> _WHAT THE TASK REQUIRES_:
Write the material out again, line by line, exactly as it is.

> _COLLECTED MATERIAL_:
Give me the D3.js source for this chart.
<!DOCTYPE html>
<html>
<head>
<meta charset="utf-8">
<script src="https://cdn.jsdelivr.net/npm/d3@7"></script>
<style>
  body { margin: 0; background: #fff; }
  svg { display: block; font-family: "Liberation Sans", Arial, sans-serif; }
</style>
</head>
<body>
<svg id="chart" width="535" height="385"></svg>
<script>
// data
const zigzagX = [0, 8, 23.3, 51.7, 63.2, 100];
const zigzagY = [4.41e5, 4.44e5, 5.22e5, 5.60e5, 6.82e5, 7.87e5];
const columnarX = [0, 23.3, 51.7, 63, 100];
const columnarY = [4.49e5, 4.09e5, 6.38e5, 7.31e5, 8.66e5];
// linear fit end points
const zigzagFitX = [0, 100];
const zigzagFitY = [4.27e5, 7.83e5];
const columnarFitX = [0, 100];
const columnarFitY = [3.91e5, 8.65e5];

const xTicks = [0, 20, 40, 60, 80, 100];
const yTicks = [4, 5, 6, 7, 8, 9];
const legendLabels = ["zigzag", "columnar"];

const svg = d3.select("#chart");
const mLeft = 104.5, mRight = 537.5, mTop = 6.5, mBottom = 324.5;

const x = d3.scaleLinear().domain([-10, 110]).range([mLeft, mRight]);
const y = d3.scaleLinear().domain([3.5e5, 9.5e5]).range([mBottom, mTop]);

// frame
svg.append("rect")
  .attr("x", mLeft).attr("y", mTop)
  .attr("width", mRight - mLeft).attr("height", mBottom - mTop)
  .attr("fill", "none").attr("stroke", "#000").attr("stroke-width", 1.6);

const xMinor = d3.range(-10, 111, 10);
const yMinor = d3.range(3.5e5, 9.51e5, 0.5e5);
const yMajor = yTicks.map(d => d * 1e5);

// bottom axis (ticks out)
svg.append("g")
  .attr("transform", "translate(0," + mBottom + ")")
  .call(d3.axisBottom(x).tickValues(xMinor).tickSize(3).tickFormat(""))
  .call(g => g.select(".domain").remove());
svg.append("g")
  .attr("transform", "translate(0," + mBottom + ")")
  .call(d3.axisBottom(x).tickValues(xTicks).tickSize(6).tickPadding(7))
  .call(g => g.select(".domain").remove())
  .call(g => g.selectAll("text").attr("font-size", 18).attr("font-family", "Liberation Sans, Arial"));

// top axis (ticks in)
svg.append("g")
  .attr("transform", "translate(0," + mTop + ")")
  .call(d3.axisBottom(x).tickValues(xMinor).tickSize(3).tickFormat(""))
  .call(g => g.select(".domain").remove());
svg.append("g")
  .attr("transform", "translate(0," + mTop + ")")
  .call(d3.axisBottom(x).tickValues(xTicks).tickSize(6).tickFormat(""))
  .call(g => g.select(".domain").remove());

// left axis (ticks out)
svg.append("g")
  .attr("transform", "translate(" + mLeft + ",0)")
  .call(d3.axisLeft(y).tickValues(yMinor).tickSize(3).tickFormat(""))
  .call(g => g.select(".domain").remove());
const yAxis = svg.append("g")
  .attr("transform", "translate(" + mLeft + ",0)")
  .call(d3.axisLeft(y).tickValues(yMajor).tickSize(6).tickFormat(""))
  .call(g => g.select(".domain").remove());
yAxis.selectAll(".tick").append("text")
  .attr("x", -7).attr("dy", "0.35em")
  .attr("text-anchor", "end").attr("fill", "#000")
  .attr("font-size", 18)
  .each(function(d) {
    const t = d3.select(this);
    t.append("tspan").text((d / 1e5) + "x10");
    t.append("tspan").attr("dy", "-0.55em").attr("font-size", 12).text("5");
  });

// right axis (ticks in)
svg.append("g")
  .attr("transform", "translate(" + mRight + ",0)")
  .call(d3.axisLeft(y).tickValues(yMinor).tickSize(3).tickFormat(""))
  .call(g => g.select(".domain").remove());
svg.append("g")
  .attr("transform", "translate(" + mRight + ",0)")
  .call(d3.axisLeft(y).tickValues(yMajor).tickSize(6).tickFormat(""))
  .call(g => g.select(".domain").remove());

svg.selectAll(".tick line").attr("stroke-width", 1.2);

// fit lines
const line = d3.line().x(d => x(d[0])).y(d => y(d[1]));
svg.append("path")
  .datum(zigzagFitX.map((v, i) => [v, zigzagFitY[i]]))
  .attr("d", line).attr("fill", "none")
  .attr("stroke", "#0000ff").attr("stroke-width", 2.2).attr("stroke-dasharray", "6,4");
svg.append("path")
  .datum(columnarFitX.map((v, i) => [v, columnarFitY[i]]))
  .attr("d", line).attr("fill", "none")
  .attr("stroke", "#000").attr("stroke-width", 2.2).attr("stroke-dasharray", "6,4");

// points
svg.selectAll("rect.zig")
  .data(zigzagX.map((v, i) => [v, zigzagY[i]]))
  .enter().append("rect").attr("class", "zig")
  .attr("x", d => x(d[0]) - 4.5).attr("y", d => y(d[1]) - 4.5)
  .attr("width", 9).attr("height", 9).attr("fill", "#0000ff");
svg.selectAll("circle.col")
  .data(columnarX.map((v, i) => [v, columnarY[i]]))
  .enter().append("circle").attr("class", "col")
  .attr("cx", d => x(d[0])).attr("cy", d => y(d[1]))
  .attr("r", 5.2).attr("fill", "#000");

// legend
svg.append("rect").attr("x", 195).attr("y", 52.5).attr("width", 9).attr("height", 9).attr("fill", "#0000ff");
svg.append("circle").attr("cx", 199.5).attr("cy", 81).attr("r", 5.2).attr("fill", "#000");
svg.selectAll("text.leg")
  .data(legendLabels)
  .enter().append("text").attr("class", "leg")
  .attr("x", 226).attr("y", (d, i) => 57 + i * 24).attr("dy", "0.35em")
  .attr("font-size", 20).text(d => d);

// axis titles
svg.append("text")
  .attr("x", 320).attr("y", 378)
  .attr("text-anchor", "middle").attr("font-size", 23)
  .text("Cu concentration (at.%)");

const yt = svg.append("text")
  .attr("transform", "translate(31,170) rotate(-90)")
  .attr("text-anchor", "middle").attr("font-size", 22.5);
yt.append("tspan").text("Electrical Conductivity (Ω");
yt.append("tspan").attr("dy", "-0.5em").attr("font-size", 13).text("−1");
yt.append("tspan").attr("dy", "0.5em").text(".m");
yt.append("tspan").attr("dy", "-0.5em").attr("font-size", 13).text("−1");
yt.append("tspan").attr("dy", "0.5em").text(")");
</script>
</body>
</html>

> _FINISHED ANSWER_:
Give me the D3.js source for this chart.
<!DOCTYPE html>
<html>
<head>
<meta charset="utf-8">
<script src="https://cdn.jsdelivr.net/npm/d3@7"></script>
<style>
  body { margin: 0; background: #fff; }
  svg { display: block; font-family: "Liberation Sans", Arial, sans-serif; }
</style>
</head>
<body>
<svg id="chart" width="535" height="385"></svg>
<script>
// data
const zigzagX = [0, 8, 23.3, 51.7, 63.2, 100];
const zigzagY = [4.41e5, 4.44e5, 5.22e5, 5.60e5, 6.82e5, 7.87e5];
const columnarX = [0, 23.3, 51.7, 63, 100];
const columnarY = [4.49e5, 4.09e5, 6.38e5, 7.31e5, 8.66e5];
// linear fit end points
const zigzagFitX = [0, 100];
const zigzagFitY = [4.27e5, 7.83e5];
const columnarFitX = [0, 100];
const columnarFitY = [3.91e5, 8.65e5];

const xTicks = [0, 20, 40, 60, 80, 100];
const yTicks = [4, 5, 6, 7, 8, 9];
const legendLabels = ["zigzag", "columnar"];

const svg = d3.select("#chart");
const mLeft = 104.5, mRight = 537.5, mTop = 6.5, mBottom = 324.5;

const x = d3.scaleLinear().domain([-10, 110]).range([mLeft, mRight]);
const y = d3.scaleLinear().domain([3.5e5, 9.5e5]).range([mBottom, mTop]);

// frame
svg.append("rect")
  .attr("x", mLeft).attr("y", mTop)
  .attr("width", mRight - mLeft).attr("height", mBottom - mTop)
  .attr("fill", "none").attr("stroke", "#000").attr("stroke-width", 1.6);

const xMinor = d3.range(-10, 111, 10);
const yMinor = d3.range(3.5e5, 9.51e5, 0.5e5);
const yMajor = yTicks.map(d => d * 1e5);

// bottom axis (ticks out)
svg.append("g")
  .attr("transform", "translate(0," + mBottom + ")")
  .call(d3.axisBottom(x).tickValues(xMinor).tickSize(3).tickFormat(""))
  .call(g => g.select(".domain").remove());
svg.append("g")
  .attr("transform", "translate(0," + mBottom + ")")
  .call(d3.axisBottom(x).tickValues(xTicks).tickSize(6).tickPadding(7))
  .call(g => g.select(".domain").remove())
  .call(g => g.selectAll("text").attr("font-size", 18).attr("font-family", "Liberation Sans, Arial"));

// top axis (ticks in)
svg.append("g")
  .attr("transform", "translate(0," + mTop + ")")
  .call(d3.axisBottom(x).tickValues(xMinor).tickSize(3).tickFormat(""))
  .call(g => g.select(".domain").remove());
svg.append("g")
  .attr("transform", "translate(0," + mTop + ")")
  .call(d3.axisBottom(x).tickValues(xTicks).tickSize(6).tickFormat(""))
  .call(g => g.select(".domain").remove());

// left axis (ticks out)
svg.append("g")
  .attr("transform", "translate(" + mLeft + ",0)")
  .call(d3.axisLeft(y).tickValues(yMinor).tickSize(3).tickFormat(""))
  .call(g => g.select(".domain").remove());
const yAxis = svg.append("g")
  .attr("transform", "translate(" + mLeft + ",0)")
  .call(d3.axisLeft(y).tickValues(yMajor).tickSize(6).tickFormat(""))
  .call(g => g.select(".domain").remove());
yAxis.selectAll(".tick").append("text")
  .attr("x", -7).attr("dy", "0.35em")
  .attr("text-anchor", "end").attr("fill", "#000")
  .attr("font-size", 18)
  .each(function(d) {
    const t = d3.select(this);
    t.append("tspan").text((d / 1e5) + "x10");
    t.append("tspan").attr("dy", "-0.55em").attr("font-size", 12).text("5");
  });

// right axis (ticks in)
svg.append("g")
  .attr("transform", "translate(" + mRight + ",0)")
  .call(d3.axisLeft(y).tickValues(yMinor).tickSize(3).tickFormat(""))
  .call(g => g.select(".domain").remove());
svg.append("g")
  .attr("transform", "translate(" + mRight + ",0)")
  .call(d3.axisLeft(y).tickValues(yMajor).tickSize(6).tickFormat(""))
  .call(g => g.select(".domain").remove());

svg.selectAll(".tick line").attr("stroke-width", 1.2);

// fit lines
const line = d3.line().x(d => x(d[0])).y(d => y(d[1]));
svg.append("path")
  .datum(zigzagFitX.map((v, i) => [v, zigzagFitY[i]]))
  .attr("d", line).attr("fill", "none")
  .attr("stroke", "#0000ff").attr("stroke-width", 2.2).attr("stroke-dasharray", "6,4");
svg.append("path")
  .datum(columnarFitX.map((v, i) => [v, columnarFitY[i]]))
  .attr("d", line).attr("fill", "none")
  .attr("stroke", "#000").attr("stroke-width", 2.2).attr("stroke-dasharray", "6,4");

// points
svg.selectAll("rect.zig")
  .data(zigzagX.map((v, i) => [v, zigzagY[i]]))
  .enter().append("rect").attr("class", "zig")
  .attr("x", d => x(d[0]) - 4.5).attr("y", d => y(d[1]) - 4.5)
  .attr("width", 9).attr("height", 9).attr("fill", "#0000ff");
svg.selectAll("circle.col")
  .data(columnarX.map((v, i) => [v, columnarY[i]]))
  .enter().append("circle").attr("class", "col")
  .attr("cx", d => x(d[0])).attr("cy", d => y(d[1]))
  .attr("r", 5.2).attr("fill", "#000");

// legend
svg.append("rect").attr("x", 195).attr("y", 52.5).attr("width", 9).attr("height", 9).attr("fill", "#0000ff");
svg.append("circle").attr("cx", 199.5).attr("cy", 81).attr("r", 5.2).attr("fill", "#000");
svg.selectAll("text.leg")
  .data(legendLabels)
  .enter().append("text").attr("class", "leg")
  .attr("x", 226).attr("y", (d, i) => 57 + i * 24).attr("dy", "0.35em")
  .attr("font-size", 20).text(d => d);

// axis titles
svg.append("text")
  .attr("x", 320).attr("y", 378)
  .attr("text-anchor", "middle").attr("font-size", 23)
  .text("Cu concentration (at.%)");

const yt = svg.append("text")
  .attr("transform", "translate(31,170) rotate(-90)")
  .attr("text-anchor", "middle").attr("font-size", 22.5);
yt.append("tspan").text("Electrical Conductivity (Ω");
yt.append("tspan").attr("dy", "-0.5em").attr("font-size", 13).text("−1");
yt.append("tspan").attr("dy", "0.5em").text(".m");
yt.append("tspan").attr("dy", "-0.5em").attr("font-size", 13).text("−1");
yt.append("tspan").attr("dy", "0.5em").text(")");
</script>
</body>
</html>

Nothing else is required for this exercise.